Here’s a fully working example of the final DSL:

(camp crash-camp)
(camp crate-camp near crash-camp)
(camp pirate-camp near crash-camp)

(actor ship building "BuildingKind_ServiceDecorRocket" camp crash-camp)
(actor crate building "BuildingKind_PirateCrates" camp crate-camp)
(actor robot building "BuildingKind_Bust01" camp crate-camp position crate)
(actor pirates agent "TEST" n 5 camp pirate-camp)

(dialog ship 
    0 (body "The black box indicates this ship was an unmaned transport drone with a classified cargo crate, which emits a beacon. There's also a nearby strange heap of debris, which doesn't appear to belong to the crashed ship."
        a "Follow the beacon" a->page 1 a->tag choosen-beacon)
    1 (body "The crate emits a beacon, follow it"))

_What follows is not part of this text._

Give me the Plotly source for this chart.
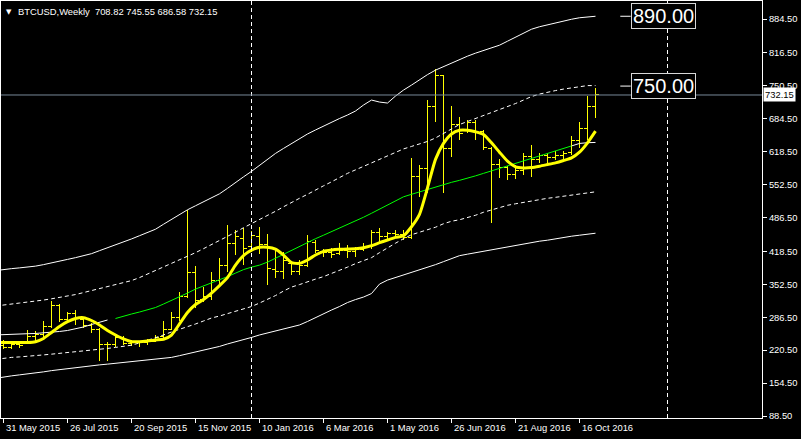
import pandas as pd
import plotly.graph_objects as go

# ---------------- data ----------------
# weekly bar dates: first entry (24 May 2015) is the bar just left of the view
weeks = pd.date_range("2015-05-24", "2016-10-30", freq="7D")

bar_open = [230, 226, 232, 237, 248, 251, 268, 311, 283, 294, 283, 270, 262, 231, 231,
            245, 234, 238, 235, 238, 247, 262, 286, 328, 376, 322, 328, 360, 391, 435,
            445, 428, 448, 432, 382, 378, 395, 378, 391, 436, 418, 417, 414, 421, 418,
            422, 429, 456, 448, 455, 452, 446, 568, 584, 709, 772, 625, 672, 660, 676,
            658, 625, 592, 586, 572, 580, 608, 602, 610, 606, 610, 616, 640, 665, 708.82]
bar_high = [240, 239, 236, 261, 258, 278, 319, 314, 298, 301, 285, 275, 264, 236, 251,
            248, 241, 239, 242, 251, 278, 298, 338, 502, 390, 348, 378, 405, 471, 461,
            465, 460, 468, 453, 423, 418, 398, 401, 451, 441, 423, 425, 435, 431, 428,
            435, 461, 465, 458, 462, 461, 605, 592, 722, 784, 772, 710, 688, 682, 683,
            662, 628, 603, 590, 592, 615, 632, 615, 615, 619, 619, 650, 677, 730, 745.55]
bar_low = [222, 223, 224, 236, 236, 244, 264, 277, 276, 271, 264, 254, 199, 199, 226,
           231, 228, 226, 231, 237, 241, 261, 279, 326, 305, 317, 322, 352, 378, 411,
           391, 418, 414, 352, 365, 364, 371, 371, 388, 415, 408, 405, 411, 405, 408,
           420, 424, 435, 441, 448, 441, 444, 528, 535, 679, 535, 608, 642, 656, 642,
           622, 475, 565, 562, 563, 571, 568, 596, 596, 602, 604, 611, 625, 642, 686.58]
bar_close = [226, 232, 229, 248, 251, 268, 310, 283, 294, 284, 270, 262, 231, 231, 246,
             234, 238, 235, 238, 246, 262, 286, 328, 376, 321, 328, 360, 391, 435, 448,
             425, 450, 432, 385, 378, 401, 378, 391, 438, 420, 417, 413, 421, 418, 422,
             428, 456, 448, 455, 452, 446, 568, 584, 709, 772, 625, 672, 655, 676, 656,
             626, 592, 587, 572, 580, 608, 602, 610, 606, 610, 615, 640, 665, 709, 732.15]

# smoothed yellow line (one value per week, starting 24 May 2015)
smooth_line = [235.5, 236, 236, 236, 236, 237.5, 244, 256, 268, 277.6, 284, 285.6, 280,
               271, 260, 251, 243, 237.5, 237.5, 238.9, 240.9, 242.3, 250.9, 273, 296,
               312, 322, 335, 350, 366, 391, 410, 421, 427, 427, 423, 411, 396, 394.6,
               401.3, 411.3, 418.6, 421.3, 422.6, 423.4, 424, 426, 430, 436, 441.4, 446.7,
               450, 468, 493, 546, 603, 635, 654, 661.6, 661.6, 658.3, 652.9, 636.2, 617.5,
               599.4, 588.1, 586, 586.7, 589.4, 592.7, 596.1, 600.8, 606.1, 617.5, 636.2,
               659.6]

# green moving average (weeks 6 Sep 2015 .. 11 Sep 2016)
green_ma = [284, 289, 293, 297, 301, 306, 313, 320, 327, 335, 343, 349, 355, 361, 368,
            375, 382, 387, 391, 397, 405, 413, 421, 429, 437, 444, 451, 458, 465, 472,
            479, 487, 495, 503, 511, 519, 528, 533, 538, 543, 548, 553, 557, 561, 565,
            570, 575, 580, 585, 590, 595, 600, 605, 610, 615, 620, 625, 630]

# white centre line, visible only where the green line is absent
mid_head = [251, 252, 252.5, 253, 253.5, 254, 255, 256.5, 258, 260, 263, 267, 272, 277, 281]
mid_tail = [630, 635, 636.5, 637]

upper_outer = [380, 382.5, 384, 385.5, 387, 389, 392, 395, 399, 402.5, 406, 409.5, 414,
               420, 425.5, 431, 437, 443.5, 450, 456, 463, 473, 483, 492, 502, 510, 518,
               526, 534, 545, 557, 568, 579, 591, 603, 615, 625, 635, 645, 654, 662, 670,
               677, 685, 692, 700, 712, 722, 718, 716, 730, 742, 752, 763, 773, 782, 789,
               797, 804, 810, 816, 821, 827, 832, 840, 848, 857, 864, 869, 873, 877, 881,
               884, 887, 889, 890]
upper_inner = [309, 311.5, 313, 315, 317, 318.5, 321, 323.5, 326, 328, 332, 336, 340,
               344.5, 348, 352, 356, 360, 366, 373, 380, 388, 395, 402, 409, 416, 424,
               432, 441, 449, 457, 466, 474, 482, 491, 499, 508, 517, 525, 533, 542, 550,
               558, 567, 575, 582, 589, 596, 603, 610, 617, 624, 629, 634, 639, 646, 655,
               664, 673, 679, 685, 690, 696, 702, 708, 715, 722, 729, 734, 738, 741, 744,
               746, 749, 751, 751]
lower_inner = [202, 204.5, 206, 207, 208, 209.5, 211, 212.5, 214, 215, 217, 218.5, 220,
               222, 224, 226, 228, 230.5, 235, 240, 246, 251, 257, 262, 268, 273, 279,
               285, 289, 294, 299, 303, 308, 315, 322, 330, 339, 347, 352, 358, 363, 368,
               374, 380, 387, 394, 400, 406, 416, 426, 435, 444, 452, 457, 462, 467, 474,
               479, 482, 486, 491, 497, 502, 507, 511, 514, 517, 520, 522, 525, 527, 529,
               532, 534, 536, 538]
lower_outer = [164, 167, 169, 171, 172.5, 174.5, 177, 179.5, 181.5, 184, 186, 187.5, 189,
               191, 192.5, 194, 196, 198, 199.5, 201, 202.5, 204, 206, 209.5, 213, 217,
               220.5, 224, 228, 233, 237, 241.5, 246, 251, 255, 260, 263.5, 267, 271, 278,
               286, 293, 301, 308, 316, 322, 327, 334, 353, 361, 366, 371, 376, 381, 387,
               392, 398, 404, 410, 413, 416, 419, 422, 425, 428, 430, 433, 436, 439, 441,
               444, 447, 449, 451, 453, 455]

y_tick_values = [88.5, 154.5, 220.5, 286.5, 352.5, 418.5, 486.5, 552.5, 618.5, 684.5,
                 750.5, 816.5, 884.5]
x_tick_labels = ["31 May 2015", "26 Jul 2015", "20 Sep 2015", "15 Nov 2015", "10 Jan 2016",
                 "6 Mar 2016", "1 May 2016", "26 Jun 2016", "21 Aug 2016", "16 Oct 2016"]
year_starts = ["2016-01-03", "2017-01-01"]
price_labels = [890.00, 750.00]
last_price = 732.15
title_text = "BTCUSD,Weekly\u00a0\u00a0708.82 745.55 686.58 732.15"

# ---------------- figure ----------------
bar_dates = weeks[1:]
wk = pd.Timedelta(weeks=1)
x_start = bar_dates[0] - (2.5 / 8) * wk
x_end = x_start + (761 / 8) * wk
tick_dates = list(bar_dates[0::8])

FONT = "Liberation Sans, Arial, sans-serif"
WHITE = "#ffffff"
DASH = "4px,3px"

fig = go.Figure()
for vals, dash in [(upper_outer, None), (upper_inner, DASH), (lower_inner, DASH), (lower_outer, None)]:
    fig.add_trace(go.Scatter(x=weeks, y=vals, mode="lines",
                             line=dict(color=WHITE, width=1, dash=dash), hoverinfo="skip"))
fig.add_trace(go.Scatter(x=weeks[:len(mid_head)], y=mid_head, mode="lines",
                         line=dict(color=WHITE, width=1), hoverinfo="skip"))
fig.add_trace(go.Scatter(x=weeks[-len(mid_tail):], y=mid_tail, mode="lines",
                         line=dict(color=WHITE, width=1), hoverinfo="skip"))
fig.add_trace(go.Scatter(x=weeks[15:15 + len(green_ma)], y=green_ma, mode="lines",
                         line=dict(color="#00ff00", width=1), hoverinfo="skip"))
fig.add_trace(go.Ohlc(x=bar_dates, open=bar_open, high=bar_high, low=bar_low, close=bar_close,
                      increasing=dict(line=dict(color="#ffff00", width=1)),
                      decreasing=dict(line=dict(color="#ffff00", width=1)),
                      tickwidth=0.38, hoverinfo="skip"))
fig.add_trace(go.Scatter(x=weeks, y=smooth_line, mode="lines",
                         line=dict(color="#ffff00", width=3, shape="spline", smoothing=0.6),
                         hoverinfo="skip"))

shapes = []
for d in year_starts:
    shapes.append(dict(type="line", xref="x", yref="paper", x0=d, x1=d, y0=0, y1=1,
                       line=dict(color=WHITE, width=1, dash=DASH)))
shapes.append(dict(type="line", xref="paper", yref="y", x0=0, x1=1, y0=last_price, y1=last_price,
                   line=dict(color="#778899", width=1)))
anchor_x = bar_dates[0] + 77.1 * wk
box_x = bar_dates[0] + 78.4 * wk
for p in price_labels:
    shapes.append(dict(type="line", xref="x", yref="y", x0=anchor_x, x1=box_x, y0=p, y1=p,
                       line=dict(color=WHITE, width=1)))

ann = []
for d, t in zip(tick_dates, x_tick_labels):
    ann.append(dict(x=d, xref="x", y=0, yref="paper", text=t, showarrow=False,
                    xanchor="left", yanchor="top", yshift=-2,
                    font=dict(family=FONT, size=9.4, color=WHITE)))
for p in price_labels:
    ann.append(dict(x=box_x, xref="x", y=p, yref="y", text=f"{p:.2f}", showarrow=False,
                    xanchor="left", yanchor="middle", bgcolor="#000000",
                    bordercolor="#d8d8d8", borderwidth=1, borderpad=1,
                    font=dict(family="Liberation Sans Narrow, Liberation Sans, Arial", size=20,
                              color=WHITE)))
ann.append(dict(x=1, xref="paper", y=last_price, yref="y", text=f"{last_price:.2f}",
                showarrow=False, xanchor="left", yanchor="middle", xshift=1,
                bgcolor=WHITE, borderpad=1,
                font=dict(family=FONT, size=9.4, color="#000000")))
ann.append(dict(x=0, xref="paper", y=1, yref="paper", text="\u25bc", showarrow=False,
                xanchor="left", yanchor="top", xshift=3, yshift=-5,
                font=dict(family="DejaVu Sans", size=7, color=WHITE)))
ann.append(dict(x=0, xref="paper", y=1, yref="paper", text=title_text, showarrow=False,
                xanchor="left", yanchor="top", xshift=15, yshift=-3,
                font=dict(family=FONT, size=9.4, color=WHITE)))

fig.update_layout(
    width=801, height=439,
    margin=dict(l=1, r=39, t=1, b=21),
    paper_bgcolor="#000000", plot_bgcolor="#000000",
    showlegend=False, hovermode=False,
    shapes=shapes, annotations=ann,
    xaxis=dict(type="date", range=[x_start, x_end], rangeslider=dict(visible=False),
               showgrid=False, zeroline=False, showline=True, linecolor=WHITE, linewidth=1,
               mirror=True, ticks="outside", ticklen=4, tickcolor=WHITE,
               tickvals=tick_dates, showticklabels=False),
    yaxis=dict(side="right", range=[84.5, 920.6], showgrid=False, zeroline=False,
               showline=True, linecolor=WHITE, linewidth=1, mirror=True,
               ticks="outside", ticklen=4, tickcolor=WHITE,
               tickvals=y_tick_values, ticktext=[f"{v:.2f}" for v in y_tick_values],
               tickfont=dict(family=FONT, size=9.4, color=WHITE)),
)

post = ("document.body.style.margin='0';document.body.style.overflow='hidden';"
        "document.querySelectorAll('g.ohlc path').forEach(function(p){"
        "p.style.shapeRendering='crispEdges';});")
fig.write_html("out.html", config={"displayModeBar": False}, post_script=post)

(dialog crate 0 (body "The crate is shaking!" a "Poke it carefully" a->tag poked-crate a->page #f) )

(dialog robot
    0 (body "You come to rescue me! Now I can stop hiding! I was in that crashed transport ship and survived the landing. Those damn pirates stole my leg and, uh, they are kinda intimidating. Can you get it back?"
        a "Sure" a->page 1 a->tag accept-robot)
    1 (body "Thanks! They are just over there.")
    2 (body "Perfect! Now I can call a Lemurian taxi and get outta here."))

(mission
    (spawn ship crate pirates)
    (mark ship)
    (->step "Investigate the ship" (choose-option 'choosen-beacon))
    
    (mark-only crate)
    (->step "Investigate the crate" (choose-option 'poked-crate))
    
    (despawn crate)
    (spawn robot)
    (mark-only robot)
    (->step "Talk to the robot" (choose-option 'accept-robot))
    
    (mark-only pirates)
    (->step "Kill the pirates" (kill pirates))
    
    (mark-only robot)
    (page-to robot 2)
    (->step "Talk to the robot" (open-dialog robot))

    (end)
)

Like all abstractions it is a bit leaky, but still worth it. Creating the same mission in C++ would have needed more than an order of magnitude extra lines of code. With some boilerplate it could have been reduced somewhat, but writing a hundred or more little missions would still be a nightmare. Now it’s just an approachable and fun problem!